We just used to call stuff gay. We called each other “gay barney” and used the expression “you are such a gay barn”.

Sometimes I still use it for something stupid and when used like that, it’s disassociated from anything that has to do with homosexuality when used in that way.

I use it that way. I don’t care. I have no problem with actual gay people. In fact, if I did, I’d probably be more cautious in my use of it.

I actually started a thread on the Dope some time ago to get a sense of the appropriateness of “ghey”. I sometimes IM my nephews (less and less these days, as the novelty of adult participation has worn off), and they used to bandy ghey around pretty frequently in expanded chats with their friends as participants. What really got my :dubious: on was their use of this alternate spelling in relation to a neighbor kid who they clearly felt was more than a little fey. And yet, they swore up and down “ghey” is NOT “gay”. It’s “stupid” or “lame”. I gave up trying to figure it out, but my suspicion is it’s all of them.

:rolleyes:

I’m fairly certain that the homosexual community picked gay as thier choosen word back in the sixites.
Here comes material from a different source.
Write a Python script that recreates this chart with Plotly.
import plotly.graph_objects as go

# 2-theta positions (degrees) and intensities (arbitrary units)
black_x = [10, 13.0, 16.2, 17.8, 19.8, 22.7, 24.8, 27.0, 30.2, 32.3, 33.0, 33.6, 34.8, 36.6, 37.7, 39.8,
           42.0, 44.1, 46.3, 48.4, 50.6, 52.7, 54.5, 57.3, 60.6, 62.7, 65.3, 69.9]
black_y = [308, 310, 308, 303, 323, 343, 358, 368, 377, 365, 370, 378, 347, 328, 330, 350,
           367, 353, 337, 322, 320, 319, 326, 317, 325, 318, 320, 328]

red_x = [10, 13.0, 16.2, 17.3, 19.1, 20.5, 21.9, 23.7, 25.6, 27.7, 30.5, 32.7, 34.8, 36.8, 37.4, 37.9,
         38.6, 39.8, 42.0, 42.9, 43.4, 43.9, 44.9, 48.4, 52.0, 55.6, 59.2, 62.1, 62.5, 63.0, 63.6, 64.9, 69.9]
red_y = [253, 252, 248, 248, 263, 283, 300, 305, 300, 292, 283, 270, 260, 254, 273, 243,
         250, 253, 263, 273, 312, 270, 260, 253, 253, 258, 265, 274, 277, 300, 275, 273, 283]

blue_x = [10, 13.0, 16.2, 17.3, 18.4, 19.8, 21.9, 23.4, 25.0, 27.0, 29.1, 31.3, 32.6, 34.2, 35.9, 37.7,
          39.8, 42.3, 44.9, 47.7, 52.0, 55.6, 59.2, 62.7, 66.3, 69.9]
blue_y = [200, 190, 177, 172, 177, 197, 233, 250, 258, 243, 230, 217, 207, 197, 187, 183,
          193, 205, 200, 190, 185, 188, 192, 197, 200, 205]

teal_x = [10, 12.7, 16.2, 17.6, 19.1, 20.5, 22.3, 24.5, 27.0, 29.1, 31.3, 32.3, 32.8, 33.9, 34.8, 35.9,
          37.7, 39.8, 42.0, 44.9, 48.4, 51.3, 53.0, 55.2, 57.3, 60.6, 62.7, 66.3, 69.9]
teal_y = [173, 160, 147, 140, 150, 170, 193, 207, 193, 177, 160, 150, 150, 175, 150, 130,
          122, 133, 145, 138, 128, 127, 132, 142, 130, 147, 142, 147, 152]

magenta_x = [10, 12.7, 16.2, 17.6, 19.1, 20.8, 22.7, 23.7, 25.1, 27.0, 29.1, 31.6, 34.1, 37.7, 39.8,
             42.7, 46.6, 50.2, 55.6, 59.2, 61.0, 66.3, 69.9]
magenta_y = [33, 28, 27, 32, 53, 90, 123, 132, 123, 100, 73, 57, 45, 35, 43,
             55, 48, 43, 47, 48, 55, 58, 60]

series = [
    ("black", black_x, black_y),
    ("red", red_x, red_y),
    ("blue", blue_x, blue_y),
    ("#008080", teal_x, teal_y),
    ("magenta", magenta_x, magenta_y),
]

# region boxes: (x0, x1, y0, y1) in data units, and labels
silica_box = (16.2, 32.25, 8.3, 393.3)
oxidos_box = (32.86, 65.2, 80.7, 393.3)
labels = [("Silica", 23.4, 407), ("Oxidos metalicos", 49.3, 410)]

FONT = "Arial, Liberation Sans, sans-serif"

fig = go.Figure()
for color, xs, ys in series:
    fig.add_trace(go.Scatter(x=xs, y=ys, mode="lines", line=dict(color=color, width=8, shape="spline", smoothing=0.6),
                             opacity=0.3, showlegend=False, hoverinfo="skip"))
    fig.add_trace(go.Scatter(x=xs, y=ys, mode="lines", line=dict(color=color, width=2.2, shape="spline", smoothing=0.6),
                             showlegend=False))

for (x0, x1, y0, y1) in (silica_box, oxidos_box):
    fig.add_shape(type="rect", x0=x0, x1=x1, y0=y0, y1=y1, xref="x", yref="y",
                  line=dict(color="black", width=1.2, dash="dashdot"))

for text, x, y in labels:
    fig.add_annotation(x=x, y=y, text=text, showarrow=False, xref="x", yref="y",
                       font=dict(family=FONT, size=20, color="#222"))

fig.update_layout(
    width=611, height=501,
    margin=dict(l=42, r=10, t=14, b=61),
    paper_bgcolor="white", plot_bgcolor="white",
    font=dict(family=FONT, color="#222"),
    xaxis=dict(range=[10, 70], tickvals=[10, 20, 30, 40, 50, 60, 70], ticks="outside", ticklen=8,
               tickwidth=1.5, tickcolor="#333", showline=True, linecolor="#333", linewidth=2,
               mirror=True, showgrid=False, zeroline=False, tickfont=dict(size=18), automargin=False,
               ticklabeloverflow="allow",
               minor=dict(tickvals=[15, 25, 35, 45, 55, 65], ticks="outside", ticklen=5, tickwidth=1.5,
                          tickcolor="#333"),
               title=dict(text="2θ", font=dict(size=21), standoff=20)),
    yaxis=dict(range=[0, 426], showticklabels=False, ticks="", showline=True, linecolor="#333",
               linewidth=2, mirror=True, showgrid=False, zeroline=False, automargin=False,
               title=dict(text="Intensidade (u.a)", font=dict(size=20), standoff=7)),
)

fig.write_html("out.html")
No cite, and I have no interest in googleing for that factoid at work! :eek:

I recall using gay for stupid back in the seventies in things like “Don’t be gay!” (Don’t be stupid) or “That’s so gay!” (That’s not right). I really remember lot’s of people starting to use it in everday conversation as meaning stupid after the show “South Park” hit it big.
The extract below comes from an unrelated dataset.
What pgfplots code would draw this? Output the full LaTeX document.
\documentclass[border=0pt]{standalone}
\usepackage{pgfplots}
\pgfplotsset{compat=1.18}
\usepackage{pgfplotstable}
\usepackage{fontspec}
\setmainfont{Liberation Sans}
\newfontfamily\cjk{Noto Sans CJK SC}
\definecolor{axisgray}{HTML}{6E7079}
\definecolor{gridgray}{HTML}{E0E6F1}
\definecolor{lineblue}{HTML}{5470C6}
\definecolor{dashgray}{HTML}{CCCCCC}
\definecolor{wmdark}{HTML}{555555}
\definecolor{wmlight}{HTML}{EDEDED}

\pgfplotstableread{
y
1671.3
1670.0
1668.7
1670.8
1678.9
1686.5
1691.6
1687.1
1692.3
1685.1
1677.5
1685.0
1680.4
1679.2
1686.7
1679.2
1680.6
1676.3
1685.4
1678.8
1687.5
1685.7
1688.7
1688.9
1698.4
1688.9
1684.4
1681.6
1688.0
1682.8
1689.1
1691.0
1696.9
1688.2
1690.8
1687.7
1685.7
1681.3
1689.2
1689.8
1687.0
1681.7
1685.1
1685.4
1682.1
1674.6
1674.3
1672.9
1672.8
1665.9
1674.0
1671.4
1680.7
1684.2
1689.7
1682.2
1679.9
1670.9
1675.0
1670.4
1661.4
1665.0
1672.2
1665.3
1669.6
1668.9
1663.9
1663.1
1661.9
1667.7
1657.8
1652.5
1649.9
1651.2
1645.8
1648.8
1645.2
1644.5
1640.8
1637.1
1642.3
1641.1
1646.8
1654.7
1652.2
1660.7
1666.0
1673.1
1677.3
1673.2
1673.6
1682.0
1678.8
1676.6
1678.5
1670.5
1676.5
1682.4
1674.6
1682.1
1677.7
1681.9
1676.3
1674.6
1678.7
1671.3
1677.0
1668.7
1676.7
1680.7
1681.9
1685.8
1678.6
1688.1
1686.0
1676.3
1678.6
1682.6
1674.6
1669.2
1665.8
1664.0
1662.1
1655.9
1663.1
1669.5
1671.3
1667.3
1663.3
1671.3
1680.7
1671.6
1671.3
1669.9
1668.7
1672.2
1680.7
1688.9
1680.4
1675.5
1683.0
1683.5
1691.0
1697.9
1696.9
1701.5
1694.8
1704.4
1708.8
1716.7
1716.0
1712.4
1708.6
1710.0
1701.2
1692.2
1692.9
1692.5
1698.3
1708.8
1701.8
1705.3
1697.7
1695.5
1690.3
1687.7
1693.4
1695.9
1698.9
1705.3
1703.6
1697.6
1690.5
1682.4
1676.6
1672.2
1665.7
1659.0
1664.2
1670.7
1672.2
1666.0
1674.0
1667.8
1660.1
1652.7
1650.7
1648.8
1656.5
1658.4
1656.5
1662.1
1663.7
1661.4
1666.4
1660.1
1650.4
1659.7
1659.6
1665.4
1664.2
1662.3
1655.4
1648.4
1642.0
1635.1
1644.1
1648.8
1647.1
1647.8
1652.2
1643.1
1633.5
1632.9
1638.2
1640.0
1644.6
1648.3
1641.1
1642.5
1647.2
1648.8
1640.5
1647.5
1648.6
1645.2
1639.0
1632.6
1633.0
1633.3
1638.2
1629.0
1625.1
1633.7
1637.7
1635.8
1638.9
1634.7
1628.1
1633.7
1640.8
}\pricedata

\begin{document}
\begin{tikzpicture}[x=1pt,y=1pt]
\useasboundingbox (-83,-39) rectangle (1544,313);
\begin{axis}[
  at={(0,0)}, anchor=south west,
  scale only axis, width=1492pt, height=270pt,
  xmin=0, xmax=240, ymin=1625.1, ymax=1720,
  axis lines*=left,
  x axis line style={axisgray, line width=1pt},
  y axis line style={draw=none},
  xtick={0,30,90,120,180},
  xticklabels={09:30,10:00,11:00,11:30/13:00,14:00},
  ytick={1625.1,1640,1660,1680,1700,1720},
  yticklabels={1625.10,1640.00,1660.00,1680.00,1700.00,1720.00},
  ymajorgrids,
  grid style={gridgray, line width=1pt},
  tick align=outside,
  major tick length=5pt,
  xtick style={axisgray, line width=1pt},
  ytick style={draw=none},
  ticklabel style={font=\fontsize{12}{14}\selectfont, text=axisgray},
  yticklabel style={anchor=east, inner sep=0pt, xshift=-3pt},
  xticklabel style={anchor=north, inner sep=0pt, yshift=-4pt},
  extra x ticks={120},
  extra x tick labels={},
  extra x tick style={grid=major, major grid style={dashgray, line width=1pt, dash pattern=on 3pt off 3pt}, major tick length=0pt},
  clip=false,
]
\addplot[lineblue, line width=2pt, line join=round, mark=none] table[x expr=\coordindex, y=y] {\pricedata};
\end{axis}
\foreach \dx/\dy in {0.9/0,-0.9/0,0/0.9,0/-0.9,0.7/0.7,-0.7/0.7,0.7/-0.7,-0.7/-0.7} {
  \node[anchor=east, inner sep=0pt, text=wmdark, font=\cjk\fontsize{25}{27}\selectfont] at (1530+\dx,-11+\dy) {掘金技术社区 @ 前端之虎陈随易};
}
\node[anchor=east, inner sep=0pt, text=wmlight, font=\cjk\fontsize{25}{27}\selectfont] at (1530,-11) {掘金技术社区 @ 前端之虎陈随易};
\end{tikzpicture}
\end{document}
I’d be a lot more offended by this usage if I didn’t employ it myself so often. I know I shouldn’t, because it’s undeniably homophobic. But dude, some shit is just gay.

Anyway, there are much bigger gay rights issues out there to worry about. Hectoring 14 year olds over their vocabulary isn’t going to get the Senate to shut up about this idiotic marriage ban, for example. Worrying about this is ultimately a waste of time and energy.

In that the term gay appears to have meant homosexual within the homosexual community prior to its use in the general public, I suppose it is only a slight stretch to say they “co-opted” the word. On the other hand, it is certainly not true that a horde of homosexual thugs was dispersed throughout the country to enforce that meaning. It was actually picked up by the general public before the movement to stop harrassing people based on sexual orientation became public, so it hardly appears to be a deliberate effort by the gay community to impose their language on others.

Partridge’s Concise Dictionary of Slang and Unconventional English says that it was “common” in the U.S. in 1945 and in the U.K. in 1955.

The Random House Word Maven on “gay” pretty much supports those dates with some additional commentary.

Same here. I had a vague notion of homosexuality, but really sexuality in general was barely on my radar screen. As far as I could tell, using “gay” for “stupid” was funny not because of the homosexual connotation, but because gay was a word for happy. A stupid and outdated word for happy. Like something your grandma would say that would make you roll your eyes.

Whenever I hear “that’s totally gay!” I still think of it like that, so maybe I missed the point all those years back. But I never feel bad for laughing. It’s just one of those words that sounds goofy to me.

Sexual words are used as rude words way beyond their original meaning all the time. Gay no differnet from Fuck, Dick, Prick, Bollocks etc.

It seems it would be worth using het or hetro as a rude word for something that is dull and boring, as vanilla is sometimes used by those who disparage vanilla sexuality.